On the construction of a sandwich, he says: “When you bite into it you should taste the bread, but by the time the top of your mouth meets the bottom you get meat and cheese with every bite. Every bite of sandwich should be the same bite.” To that end, note during assembly that the mostarda — cooked-down apples, apricots and golden raisins mixed with a spicy whole-grain mustard — should be overflowing from the sandwich.

And as for the bread, Voltaggio points out that it should be neutral, “a vehicle for the sandwich.” He and Zarate agree that it should be soft and not as assertive as a multi-grain or sourdough bread.

It’s the same point that chef and sandwich expert Judy Han of the expanding Mendocino Farms empire makes, especially for turkey. “Turkey is delicate texturally. I very rarely pair turkey with too stiff a bread. Never ciabatta. Sourdough can be overpowering.” Use an artisan bread that has a nice chew on the outside but is soft inside.

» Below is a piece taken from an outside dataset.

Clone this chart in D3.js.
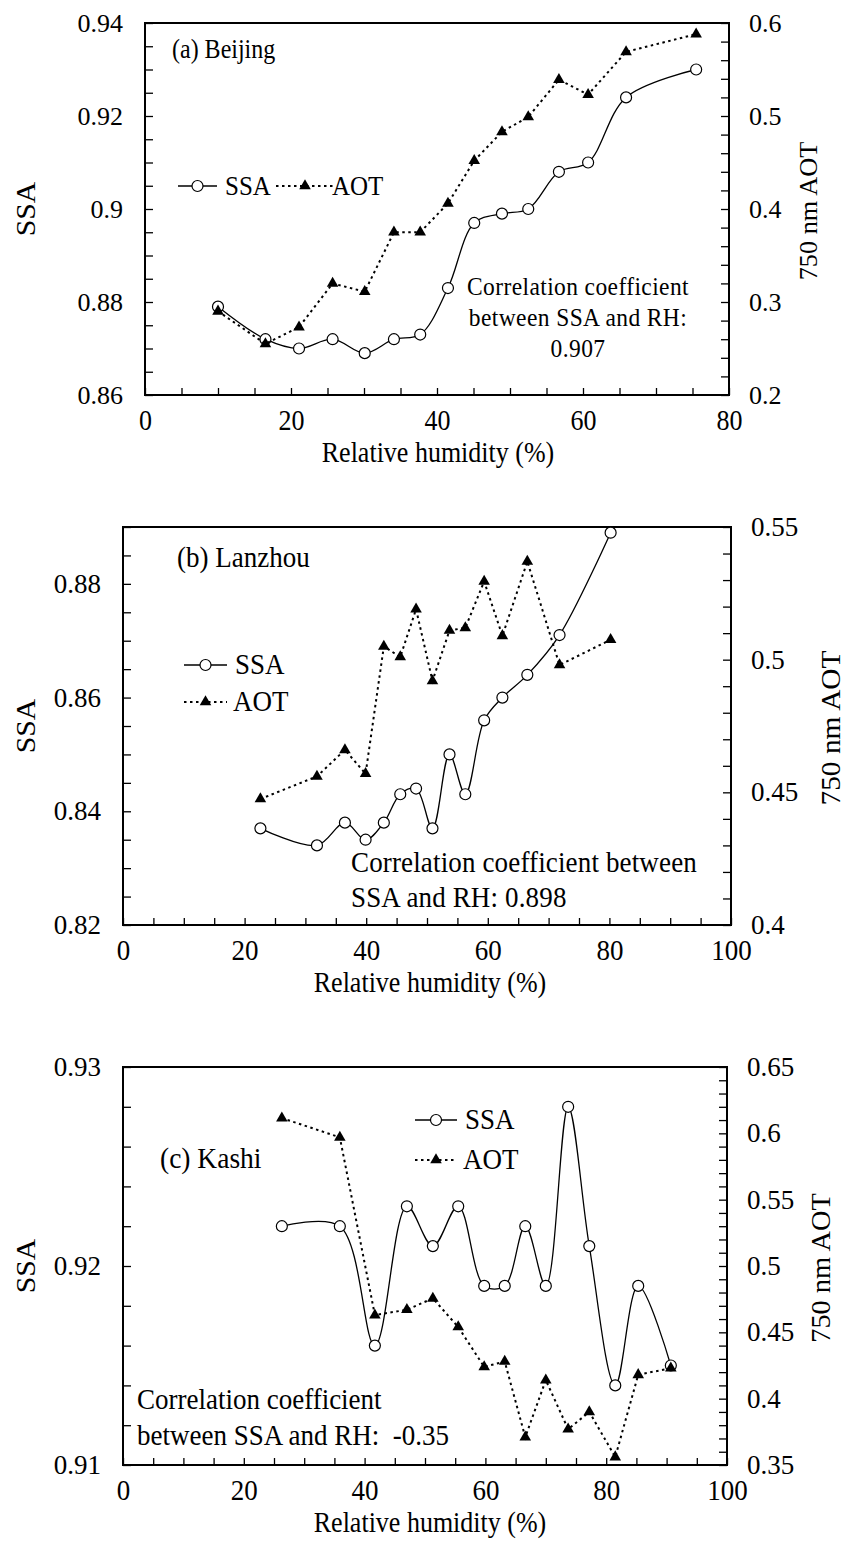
<!DOCTYPE html>
<html>
<head>
<meta charset="utf-8">
<script src="https://cdn.jsdelivr.net/npm/d3@7"></script>
<style>
  body { margin: 0; background: #fff; }
  svg { display: block; }
  text { font-family: "Liberation Serif", "Times New Roman", serif; white-space: pre; }
</style>
</head>
<body>
<svg id="fig" width="845" height="1555"></svg>
<script>
// ---- data ----
// (a) Beijing
var rhA  = [10.0, 16.5, 21.1, 25.7, 30.1, 34.1, 37.7, 41.5, 45.1, 48.9, 52.5, 56.7, 60.7, 65.9, 75.5];
var ssaA = [0.879, 0.872, 0.870, 0.872, 0.869, 0.872, 0.873, 0.883, 0.897, 0.899, 0.900, 0.908, 0.910, 0.924, 0.930];
var aotA = [0.290, 0.255, 0.273, 0.320, 0.311, 0.375, 0.375, 0.406, 0.452, 0.483, 0.499, 0.539, 0.523, 0.569, 0.588];
// (b) Lanzhou
var rhB  = [22.6, 31.9, 36.5, 39.9, 42.9, 45.6, 48.2, 50.9, 53.7, 56.3, 59.4, 62.4, 66.5, 71.8, 80.2];
var ssaB = [0.837, 0.834, 0.838, 0.835, 0.838, 0.843, 0.844, 0.837, 0.850, 0.843, 0.856, 0.860, 0.864, 0.871, 0.889];
var aotB = [0.4475, 0.456, 0.466, 0.457, 0.505, 0.501, 0.519, 0.492, 0.511, 0.512, 0.5295, 0.509, 0.537, 0.498, 0.5075];
// (c) Kashi
var rhC  = [26.3, 35.9, 41.7, 47.0, 51.3, 55.5, 59.8, 63.2, 66.6, 70.0, 73.7, 77.2, 81.5, 85.3, 90.7];
var ssaC = [0.922, 0.922, 0.916, 0.923, 0.921, 0.923, 0.919, 0.919, 0.922, 0.919, 0.928, 0.921, 0.914, 0.919, 0.915];
var aotC = [0.6115, 0.597, 0.463, 0.467, 0.4756, 0.454, 0.424, 0.428, 0.371, 0.414, 0.377, 0.390, 0.356, 0.418, 0.423];

// tick labels
var rhTicksA  = [0, 20, 40, 60, 80];
var rhTicksBC = [0, 20, 40, 60, 80, 100];
var ssaTicksA = [0.86, 0.88, 0.9, 0.92, 0.94];
var aotTicksA = [0.2, 0.3, 0.4, 0.5, 0.6];
var ssaTicksB = [0.82, 0.84, 0.86, 0.88];
var aotTicksB = [0.4, 0.45, 0.5, 0.55];
var ssaTicksC = [0.91, 0.92, 0.93];
var aotTicksC = [0.35, 0.4, 0.45, 0.5, 0.55, 0.6, 0.65];

var FONT = '"Liberation Serif", "Times New Roman", serif';
var svg = d3.select("#fig");

function txt(g, x, y, s, o) {
  o = o || {};
  var tr = "translate(" + x + "," + y + ")";
  if (o.rot) tr += " rotate(" + o.rot + ")";
  tr += " scale(" + (o.sx || 1) + "," + (o.sy || 1) + ")";
  var t = g.append("text")
    .attr("transform", tr)
    .attr("font-family", FONT)
    .attr("font-size", o.size || 26)
    .attr("text-anchor", o.anchor || "start")
    .attr("fill", "#000")
    .text(s);
  if (o.ls) t.attr("letter-spacing", o.ls);
  return t;
}

function steps(dom, step) {
  var n = Math.round((dom[1] - dom[0]) / step);
  return d3.range(n + 1).map(function(i) { return dom[0] + i * step; });
}

function labelFor(majors) {
  return function(v) {
    var m = majors.find(function(k) { return Math.abs(k - v) < 1e-9; });
    return m === undefined ? "" : String(m);
  };
}

function circleMark(g, cx, cy) {
  g.append("circle").attr("cx", cx).attr("cy", cy).attr("r", 5.5)
    .attr("fill", "#fff").attr("stroke", "#000").attr("stroke-width", 1.2);
}
function triMark(g, cx, cy) {
  g.append("path").attr("d", d3.symbol(d3.symbolTriangle, 58)())
    .attr("transform", "translate(" + cx + "," + cy + ")").attr("fill", "#000");
}

function panel(p) {
  var g = svg.append("g");
  var x = d3.scaleLinear().domain(p.xDom).range([p.l, p.r]);
  var y = d3.scaleLinear().domain(p.yDom).range([p.b, p.t]);
  var y2 = d3.scaleLinear().domain(p.y2Dom).range([p.b, p.t]);

  // left axis
  var ga = g.append("g").attr("transform", "translate(" + p.l + ",0)")
    .call(d3.axisLeft(y).tickValues(steps(p.yDom, p.yMinor)).tickSizeInner(-8).tickSizeOuter(0)
      .tickPadding(22).tickFormat(labelFor(p.yTicks)));
  // right axis
  var gb = g.append("g").attr("transform", "translate(" + p.r + ",0)")
    .call(d3.axisRight(y2).tickValues(steps(p.y2Dom, p.y2Minor)).tickSizeInner(-8).tickSizeOuter(0)
      .tickPadding(20).tickFormat(labelFor(p.y2Ticks)));
  // bottom axis
  var gc = g.append("g").attr("transform", "translate(0," + p.b + ")")
    .call(d3.axisBottom(x).tickValues(steps(p.xDom, 5)).tickSizeInner(-7).tickSizeOuter(0)
      .tickFormat(labelFor(p.xTicks)));
  [ga, gb, gc].forEach(function(a) {
    a.attr("font-family", FONT).attr("font-size", null);
    a.select(".domain").remove();
    a.selectAll(".tick line").attr("stroke", "#000").attr("stroke-width", 1.3);
    a.selectAll("text").attr("font-family", FONT).attr("font-size", p.tickSize).attr("fill", "#000");
  });
  gc.selectAll("text").attr("y", null).attr("dy", null)
    .attr("transform", "translate(0,35) scale(1,1.1)");

  // frame
  g.append("rect").attr("x", p.l).attr("y", p.t).attr("width", p.r - p.l).attr("height", p.b - p.t)
    .attr("fill", "none").attr("stroke", "#000").attr("stroke-width", 2);

  var ssaPts = p.rh.map(function(r, i) { return [x(r), y(p.ssa[i])]; });
  var aotPts = p.rh.map(function(r, i) { return [x(r), y2(p.aot[i])]; });

  g.append("path").attr("d", d3.line().curve(d3.curveCatmullRom.alpha(0.5))(ssaPts))
    .attr("fill", "none").attr("stroke", "#000").attr("stroke-width", 1.3);
  ssaPts.forEach(function(d) { circleMark(g, d[0], d[1]); });
  g.append("path").attr("d", d3.line()(aotPts))
    .attr("fill", "none").attr("stroke", "#000").attr("stroke-width", 2).attr("stroke-dasharray", "2.5,3.5");
  aotPts.forEach(function(d) { triMark(g, d[0], d[1]); });

  // legend
  p.legend.forEach(function(L) {
    var line = g.append("line").attr("x1", L.x1).attr("x2", L.x2).attr("y1", L.y).attr("y2", L.y)
      .attr("stroke", "#000");
    if (L.kind === "ssa") {
      line.attr("stroke-width", 1.3);
      circleMark(g, (L.x1 + L.x2) / 2, L.y);
    } else {
      line.attr("stroke-width", 2).attr("stroke-dasharray", "2.5,3.5");
      triMark(g, (L.x1 + L.x2) / 2, L.y);
    }
    txt(g, L.tx, L.y + 9, L.label, { size: p.legSize, sy: 1.1 });
  });

  // texts
  txt(g, p.name[0], p.name[1], p.name[2], { size: p.nameSize, sy: 1.1 });
  p.corr.forEach(function(c) {
    txt(g, c[0], c[1], c[2], { size: p.corrSize, anchor: p.corrAnchor, sy: 1.1, ls: p.corrLs });
  });
  txt(g, 35, (p.t + p.b) / 2, "SSA", { size: 27, anchor: "middle", rot: -90, sx: 1.1 });
  txt(g, p.rtX, (p.t + p.b) / 2 + 2, "750 nm AOT", { size: p.rtSize, anchor: "middle", rot: -90, sx: 1.05 });
  txt(g, p.xtX, p.b + 67, "Relative humidity (%)", { size: 26, anchor: "middle", sy: 1.1 });
}

panel({
  l: 145, r: 729, t: 23, b: 395,
  xDom: [0, 80], xTicks: rhTicksA,
  yDom: [0.86, 0.94], yTicks: ssaTicksA, yMinor: 0.005,
  y2Dom: [0.2, 0.6], y2Ticks: aotTicksA, y2Minor: 0.02,
  rh: rhA, ssa: ssaA, aot: aotA, tickSize: 26,
  legend: [
    { kind: "ssa", x1: 178, x2: 217, y: 186, tx: 225, label: "SSA" },
    { kind: "aot", x1: 276, x2: 334, y: 186, tx: 332, label: "AOT" }
  ],
  legSize: 25,
  name: [172, 58, "(a) Beijing"], nameSize: 24,
  corr: [[578, 295, "Correlation coefficient"], [578, 326, "between SSA and RH:"], [578, 357, "0.907"]],
  corrSize: 23.5, corrAnchor: "middle", corrLs: 0.4,
  rtX: 817, rtSize: 25, xtX: 438
});

panel({
  l: 123, r: 731, t: 527, b: 925,
  xDom: [0, 100], xTicks: rhTicksBC,
  yDom: [0.82, 0.89], yTicks: ssaTicksB, yMinor: 0.005,
  y2Dom: [0.4, 0.55], y2Ticks: aotTicksB, y2Minor: 0.01,
  rh: rhB, ssa: ssaB, aot: aotB, tickSize: 27,
  legend: [
    { kind: "ssa", x1: 184, x2: 227, y: 665, tx: 235, label: "SSA" },
    { kind: "aot", x1: 184, x2: 227, y: 702, tx: 233, label: "AOT" }
  ],
  legSize: 27,
  name: [177, 567, "(b) Lanzhou"], nameSize: 27,
  corr: [[351, 872, "Correlation coefficient between"], [351, 907, "SSA and RH: 0.898"]],
  corrSize: 27, corrAnchor: "start", corrLs: 0.15,
  rtX: 840, rtSize: 28, xtX: 430
});

panel({
  l: 123, r: 727, t: 1067, b: 1465,
  xDom: [0, 100], xTicks: rhTicksBC,
  yDom: [0.91, 0.93], yTicks: ssaTicksC, yMinor: 0.002,
  y2Dom: [0.35, 0.65], y2Ticks: aotTicksC, y2Minor: 0.01,
  rh: rhC, ssa: ssaC, aot: aotC, tickSize: 27,
  legend: [
    { kind: "ssa", x1: 415, x2: 457, y: 1120, tx: 465, label: "SSA" },
    { kind: "aot", x1: 415, x2: 457, y: 1160, tx: 463, label: "AOT" }
  ],
  legSize: 27,
  name: [160, 1168, "(c) Kashi"], nameSize: 27.5,
  corr: [[137, 1409, "Correlation coefficient"], [137, 1445, "between SSA and RH:  -0.35"]],
  corrSize: 27, corrAnchor: "start", corrLs: 0,
  rtX: 830, rtSize: 27, xtX: 430
});
</script>
</body>
</html>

But flavor-wise, “what most people don’t realize is turkey is actually rich,” she says. “Its flavor profile has a rich savoriness to it that chicken doesn’t really have. You want something pickled or spicy” to cut the richness.

Enter her ancho-bell-pepper-cranberry chutney: roasted red peppers and ancho chiles melded with cranberries, plus a little balsamic vinegar. It appears on an annual favorite at Mendocino Farms: the “November to Remember,” with hand-carved turkey, Italian sausage and kale stuffing, herb aioli, tomatoes and romaine on country white bread.

And, along with an airy purée of kabocha and crème fraîche, Han spreads it on a stack of roasted turkey, applewood smoked bacon and romaine on Dolce Forno buckwheat bread. “Different but still reflective of American food memories.”